E arriviamo al 1924 quando Alfonsina divenne, per caso, la prima e ultima donna ad aver mai partecipato al Giro d’Italia: le grandi case avevano boicottato la manifestazione per ragioni economiche e, in mancanza dell’attrazione costituita dai campioni famosi, il patron del Giro ebbe la brillantissima idea di consentire l’iscrizione di Alfonsina. Un’intuizione visionaria, degna dei giorni nostri. Si può immaginare l’interesse spasmodico del pubblico; allora il calcio interessava assai relativamente, mentre il ciclismo attirava folle di tifosi appassionati. La presenza di una donna centuplicò l’interesse, magari a volte ostile e sospettoso, ma sempre interesse. Ma cosa era il Giro d’Italia del 1924? 3164 km per 12 tappe da una città all’altra, su strade bianche, polvere, buche e intemperie, alloggiati in alberghi o sistemazioni di fortuna, che bisognava raggiungere da soli alla fine di tragitti massacranti. Altro che comodi trasferimenti, alimentazione calibrata, abbigliamento tecnicissimo, cambio elettronico, automobili di appoggio, bici di ricambio, psicologi, preparatori, gregari. Le bici erano pesantissime e prive di cambio. Si partiva con il buio e con il buio si arrivava. Un giorno di corsa e uno di riposo, dedicato a riparare la bici e curare i danni fisici. Il Giro moderno, circa 21 tappe per 3500 km su strade di velluto sembra una bazzecola.

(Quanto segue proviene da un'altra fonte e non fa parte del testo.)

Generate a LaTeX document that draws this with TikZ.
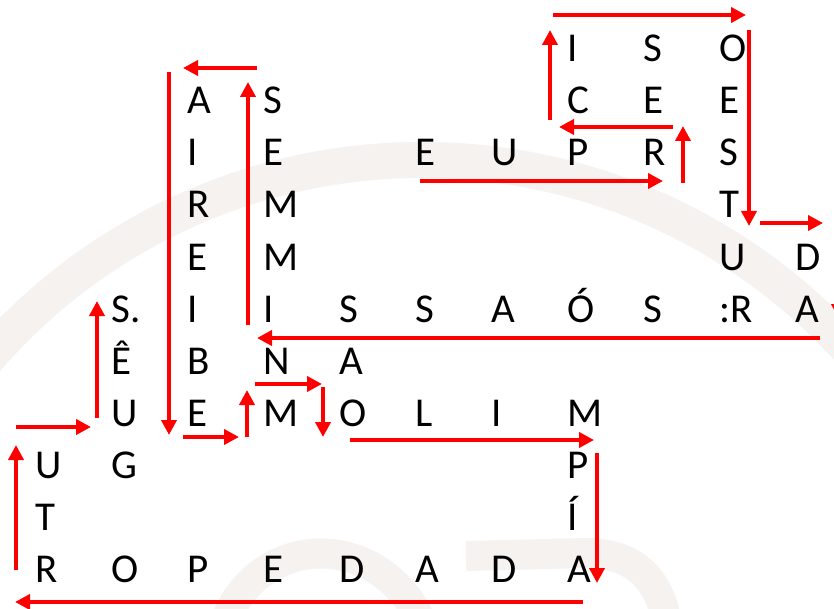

Alfonsina si comportò più che onorevolmente fino al dramma della terrificante ottava tappa: L’Aquila-Perugia, 296 km di salite massacranti con un tempo infernale. Cadde, ruppe il manubrio, lo riparò con un manico di scopa: l’arrivo in Corso Vannucci a Perugia, mezza congelata e ferita, nel cuore della notte, fu ben oltre il tempo massimo. Il sogno sembrava finito, per regolamento andava rimandata a casa. Ma il direttore della Gazzetta dello Sport, Emilio Colombo, capì - se non il valore della sua prestazione, certo quello dell’indotto - e, pagandole personalmente l’alloggio, le consentì di continuare a correre fino a Milano. Erano partiti in 90, arrivarono in 30 e tra questi c’era una donna, accolta, inutile dirlo, con onori trionfali. E allora, Signor Sindaco, se a Perugia si concluse la tappa più dura di quello storico Giro, entrato nella storia proprio per la partecipazione di una atleta straordinaria, e se proprio a Perugia fu presa la storica decisione di lasciarla correre fino all’ultima tappa, sarebbe bello che tra tante colleghe celesti, divine e mitologiche trovasse posto anche lei, la sportiva Alfonsina Morini Strada, che nella leggenda è entrata di diritto e Perugia non deve dimenticare. Con la massima stima e considerazione.